The Saga of Open Source in Government


So the Iceland government has seen the light:

1. When purchasing new software, free and open-source software and proprietary software are to be considered on an equal footing, with the object of always selecting the most favourable purchase.

2. Every endeavour shall be made to choose software based on open standards, regardless of whether the software in question is standard or bespoke (custom-designed). Generally, software which is free for anyone to use is also typified by open standards.

3. Public bodies shall endeavour to avoid any undue dependence on particular software manufacturers or service providers. The utilisation of free and open-source software is one means of this.

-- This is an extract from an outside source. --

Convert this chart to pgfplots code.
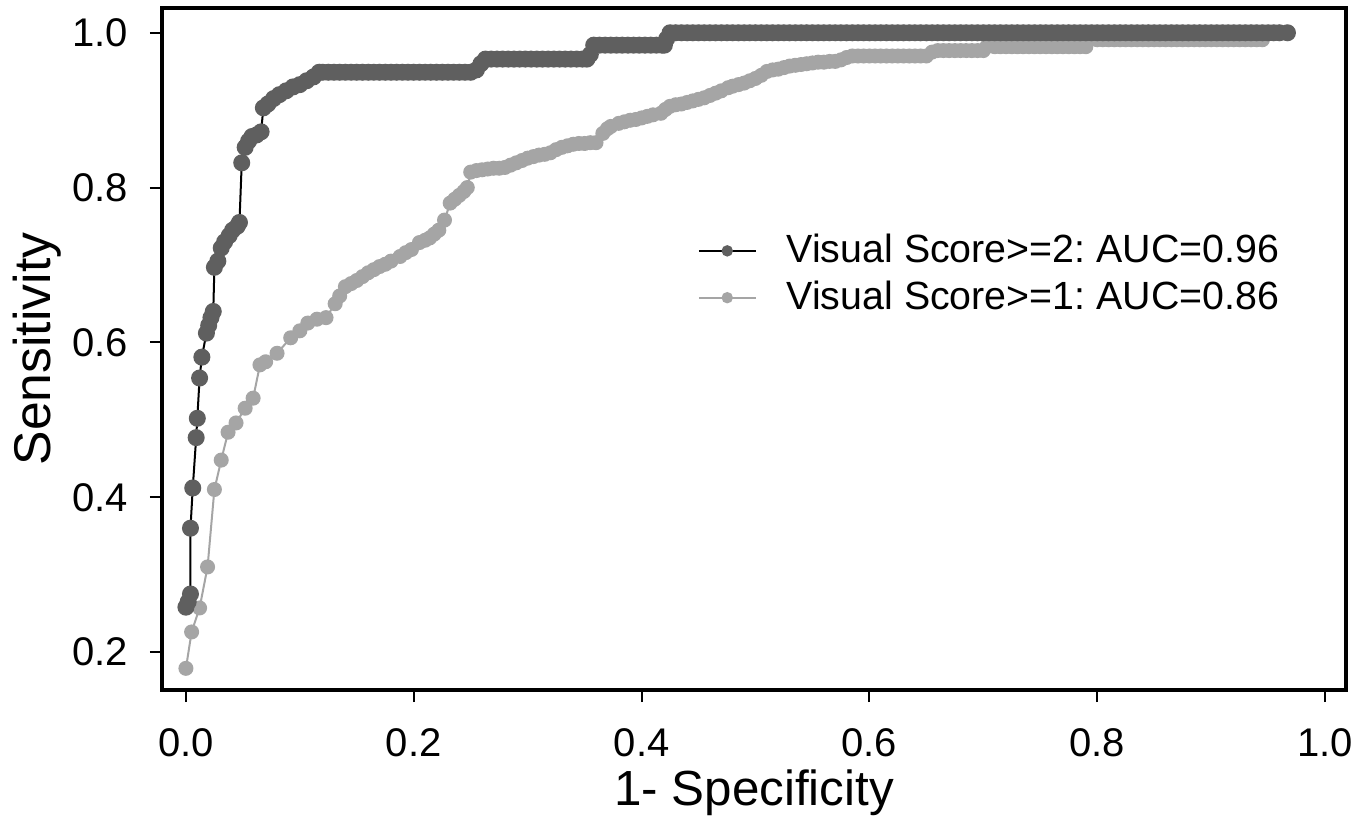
\documentclass[border=0pt]{standalone}
\usepackage{pgfplots}
\pgfplotsset{compat=1.18}
\usepackage{fontspec}
\setmainfont{Liberation Sans}
\definecolor{darkpt}{RGB}{95,95,95}
\definecolor{lightpt}{RGB}{165,165,165}

\begin{document}
\begin{tikzpicture}
\begin{axis}[
    name=ax,
    scale only axis,
    width=355.2pt, height=204.6pt,
    xmin=-0.021, xmax=1.0184,
    ymin=0.151, ymax=1.032,
    xtick={0,0.2,...,1.0},
    ytick={0.2,0.4,...,1.0},
    xticklabels={0.0,0.2,0.4,0.6,0.8,1.0},
    yticklabels={0.2,0.4,0.6,0.8,1.0},
    tick pos=left,
    tick align=outside,
    major tick length=3.6pt,
    tick style={black, line width=0.6pt},
    axis line style={line width=1pt},
    /pgf/number format/assume math mode=true,
    ticklabel style={font=\fontsize{12}{14}\selectfont},
    xticklabel style={yshift=-4.5pt},
    yticklabel style={xshift=-3pt},
    xlabel={1- Specificity},
    ylabel={Sensitivity},
    xlabel style={font=\fontsize{14.8}{17}\selectfont, yshift=3pt},
    ylabel style={font=\fontsize{15.5}{18}\selectfont, yshift=-3.5pt},
    legend style={at={(axis cs:0.44,0.758)}, anchor=north west, draw=none,
        fill=none, font=\fontsize{11.8}{13}\selectfont\frenchspacing, row sep=0pt,
        /tikz/every odd column/.append style={column sep=7pt}},
    legend image code/.code={\draw[mark repeat=2,mark phase=2,mark size=1.4pt]
        plot coordinates {(0cm,0cm)(0.3cm,0cm)(0.6cm,0cm)};},
    legend cell align=left,
    reverse legend,
    clip=false,
]
% Visual Score>=1
\addplot[color=lightpt, line width=0.6pt, mark=*, mark size=1.95pt,
    mark options={fill=lightpt, draw=lightpt}] coordinates {
(0.000,0.179)(0.005,0.226)(0.012,0.257)(0.019,0.310)(0.025,0.410)(0.031,0.448)
(0.037,0.484)(0.044,0.496)(0.052,0.515)(0.059,0.528)(0.065,0.571)(0.070,0.575)
(0.080,0.586)(0.092,0.606)(0.100,0.615)(0.107,0.625)(0.115,0.630)(0.123,0.632)
(0.131,0.650)(0.135,0.660)(0.140,0.672)(0.145,0.676)(0.150,0.680)(0.155,0.685)
(0.160,0.690)(0.165,0.694)(0.170,0.698)(0.175,0.701)(0.180,0.705)(0.188,0.711)
(0.193,0.716)(0.198,0.720)(0.205,0.729)(0.210,0.732)(0.214,0.735)(0.218,0.740)
(0.222,0.745)(0.227,0.758)(0.232,0.780)(0.236,0.785)(0.240,0.790)(0.244,0.795)
(0.247,0.800)(0.250,0.820)(0.255,0.822)(0.260,0.823)(0.265,0.824)(0.270,0.825)
(0.275,0.825)(0.280,0.826)(0.285,0.829)(0.290,0.832)(0.295,0.835)(0.300,0.838)
(0.305,0.840)(0.310,0.842)(0.315,0.843)(0.320,0.845)(0.325,0.849)(0.330,0.852)
(0.335,0.854)(0.340,0.856)(0.345,0.857)(0.350,0.857)(0.355,0.858)(0.360,0.858)
(0.366,0.870)(0.370,0.876)(0.373,0.879)(0.380,0.883)(0.385,0.885)(0.390,0.887)
(0.395,0.888)(0.400,0.890)(0.405,0.892)(0.410,0.894)(0.417,0.896)(0.421,0.901)
(0.425,0.905)(0.430,0.907)(0.435,0.908)(0.440,0.910)(0.445,0.912)(0.450,0.914)
(0.455,0.916)(0.460,0.919)(0.465,0.922)(0.470,0.925)(0.476,0.929)(0.480,0.931)
(0.485,0.933)(0.490,0.935)(0.495,0.938)(0.500,0.941)(0.505,0.945)(0.510,0.950)
(0.515,0.952)(0.520,0.953)(0.525,0.955)(0.530,0.957)(0.535,0.958)(0.540,0.959)
(0.545,0.960)(0.550,0.961)(0.555,0.962)(0.560,0.962)(0.565,0.963)(0.570,0.963)
(0.575,0.965)(0.580,0.968)(0.585,0.970)(0.590,0.970)(0.595,0.970)(0.600,0.970)
(0.605,0.970)(0.610,0.970)(0.615,0.970)(0.620,0.970)(0.625,0.970)(0.630,0.970)
(0.635,0.970)(0.640,0.970)(0.645,0.970)(0.650,0.970)(0.655,0.975)(0.660,0.977)
(0.665,0.977)(0.670,0.977)(0.675,0.977)(0.680,0.977)(0.685,0.977)(0.690,0.977)
(0.695,0.977)(0.700,0.977)(0.703,0.982)(0.710,0.982)(0.715,0.982)(0.720,0.982)
(0.725,0.982)(0.730,0.982)(0.735,0.982)(0.740,0.982)(0.745,0.982)(0.750,0.982)
(0.755,0.982)(0.760,0.982)(0.765,0.982)(0.770,0.982)(0.775,0.982)(0.780,0.982)
(0.785,0.982)(0.790,0.982)(0.793,0.991)(0.800,0.991)(0.805,0.991)(0.810,0.991)
(0.815,0.991)(0.820,0.991)(0.825,0.991)(0.830,0.991)(0.835,0.991)(0.840,0.991)
(0.845,0.991)(0.850,0.991)(0.855,0.991)(0.860,0.991)(0.865,0.991)(0.870,0.991)
(0.875,0.991)(0.880,0.991)(0.885,0.991)(0.890,0.991)(0.895,0.991)(0.900,0.991)
(0.905,0.991)(0.910,0.991)(0.915,0.991)(0.920,0.991)(0.925,0.991)(0.930,0.991)
(0.935,0.991)(0.940,0.991)(0.945,0.991)
};
\addlegendentry{Visual Score>=1: AUC=0.86}
% Visual Score>=2
\addplot[color=black, line width=0.6pt, mark=*, mark size=2.25pt,
    mark options={fill=darkpt, draw=darkpt}] coordinates {
(0.000,0.258)(0.002,0.265)(0.004,0.275)(0.004,0.360)(0.006,0.412)(0.009,0.477)
(0.010,0.502)(0.012,0.554)(0.014,0.581)(0.018,0.612)(0.020,0.622)(0.022,0.632)
(0.024,0.640)(0.025,0.697)(0.028,0.705)(0.031,0.722)(0.034,0.730)(0.038,0.738)
(0.041,0.745)(0.045,0.750)(0.047,0.755)(0.049,0.832)(0.052,0.852)(0.055,0.860)
(0.058,0.866)(0.062,0.868)(0.066,0.872)(0.068,0.903)(0.072,0.908)(0.077,0.915)
(0.082,0.920)(0.088,0.925)(0.094,0.930)(0.100,0.933)(0.106,0.938)(0.112,0.943)
(0.117,0.949)(0.120,0.949)(0.125,0.949)(0.130,0.949)(0.135,0.949)(0.140,0.949)
(0.145,0.949)(0.150,0.949)(0.155,0.949)(0.160,0.949)(0.165,0.949)(0.170,0.949)
(0.175,0.949)(0.180,0.949)(0.185,0.949)(0.190,0.949)(0.195,0.949)(0.200,0.949)
(0.205,0.949)(0.210,0.949)(0.215,0.949)(0.220,0.949)(0.225,0.949)(0.230,0.949)
(0.235,0.949)(0.240,0.949)(0.245,0.949)(0.250,0.949)(0.255,0.952)(0.259,0.960)
(0.263,0.966)(0.268,0.966)(0.273,0.966)(0.278,0.966)(0.283,0.966)(0.288,0.966)
(0.293,0.966)(0.298,0.966)(0.303,0.966)(0.308,0.966)(0.313,0.966)(0.318,0.966)
(0.323,0.966)(0.328,0.966)(0.333,0.966)(0.338,0.966)(0.343,0.966)(0.348,0.966)
(0.352,0.966)(0.355,0.972)(0.358,0.984)(0.363,0.984)(0.368,0.984)(0.373,0.984)
(0.378,0.984)(0.383,0.984)(0.388,0.984)(0.393,0.984)(0.398,0.984)(0.403,0.984)
(0.408,0.984)(0.413,0.984)(0.418,0.984)(0.420,0.984)(0.422,0.992)(0.425,1.000)
(0.430,1.000)(0.435,1.000)(0.440,1.000)(0.445,1.000)(0.450,1.000)(0.455,1.000)
(0.460,1.000)(0.465,1.000)(0.470,1.000)(0.475,1.000)(0.480,1.000)(0.485,1.000)
(0.490,1.000)(0.495,1.000)(0.500,1.000)(0.505,1.000)(0.510,1.000)(0.515,1.000)
(0.520,1.000)(0.525,1.000)(0.530,1.000)(0.535,1.000)(0.540,1.000)(0.545,1.000)
(0.550,1.000)(0.555,1.000)(0.560,1.000)(0.565,1.000)(0.570,1.000)(0.575,1.000)
(0.580,1.000)(0.585,1.000)(0.590,1.000)(0.595,1.000)(0.600,1.000)(0.605,1.000)
(0.610,1.000)(0.615,1.000)(0.620,1.000)(0.625,1.000)(0.630,1.000)(0.635,1.000)
(0.640,1.000)(0.645,1.000)(0.650,1.000)(0.655,1.000)(0.660,1.000)(0.665,1.000)
(0.670,1.000)(0.675,1.000)(0.680,1.000)(0.685,1.000)(0.690,1.000)(0.695,1.000)
(0.700,1.000)(0.705,1.000)(0.710,1.000)(0.715,1.000)(0.720,1.000)(0.725,1.000)
(0.730,1.000)(0.735,1.000)(0.740,1.000)(0.745,1.000)(0.750,1.000)(0.755,1.000)
(0.760,1.000)(0.765,1.000)(0.770,1.000)(0.775,1.000)(0.780,1.000)(0.785,1.000)
(0.790,1.000)(0.795,1.000)(0.800,1.000)(0.805,1.000)(0.810,1.000)(0.815,1.000)
(0.820,1.000)(0.825,1.000)(0.830,1.000)(0.835,1.000)(0.840,1.000)(0.845,1.000)
(0.850,1.000)(0.855,1.000)(0.860,1.000)(0.865,1.000)(0.870,1.000)(0.875,1.000)
(0.880,1.000)(0.885,1.000)(0.890,1.000)(0.895,1.000)(0.900,1.000)(0.905,1.000)
(0.910,1.000)(0.915,1.000)(0.920,1.000)(0.925,1.000)(0.930,1.000)(0.935,1.000)
(0.940,1.000)(0.945,1.000)(0.950,1.000)(0.955,1.000)(0.960,1.000)(0.967,1.000)
};
\addlegendentry{Visual Score>=2: AUC=0.96}
\end{axis}
\path (ax.south west) ++(-48.6pt,-36.6pt) (ax.north east) ++(7.8pt,2.4pt);
\end{tikzpicture}
\end{document}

4. One goal for bespoke (custom-designed) software financed by public bodies, including software for research and development projects,
should be its reusability. Keeping the software free and open-source is one way to achieve reusability. Strategies shall be devised at the outset of such projects for ensuring reuse of the software.

5. Students in Icelandic educational institutions shall be given the opportunity of learning about and using free and open-source software on a par with proprietary software.

Of course, in some ways it's ridiculous that anybody needs a policy putting open source and proprietary software on an "equal footing", because this suggests that they weren't beforehand, which is a crazy discrimination against a solution that empowers users. But this is nonehteless an important move, because it confirms that there is something bigger happening here in the world of government platforms. For, last week, the EU made a surprisingly low-key announcement that:

the Commission will prefer Open Source software for its new IT projects: "For all new development, where deployment and usage is foreseen by parties outside of the Commission Infrastructure, Open Source Software will be the preferred development and deployment platform."

Now, the default assumption for governmental procurement across much of Europe is that open source is at the very least on an equal footing to proprietary software, and increasingly is viewed as the preferred option because it tilts the balance in favour of the user rather than the vendor. The great thing is that this is a one-way street: no government, having tasted freedom, is going to beg for the proprietary strait-jacket again.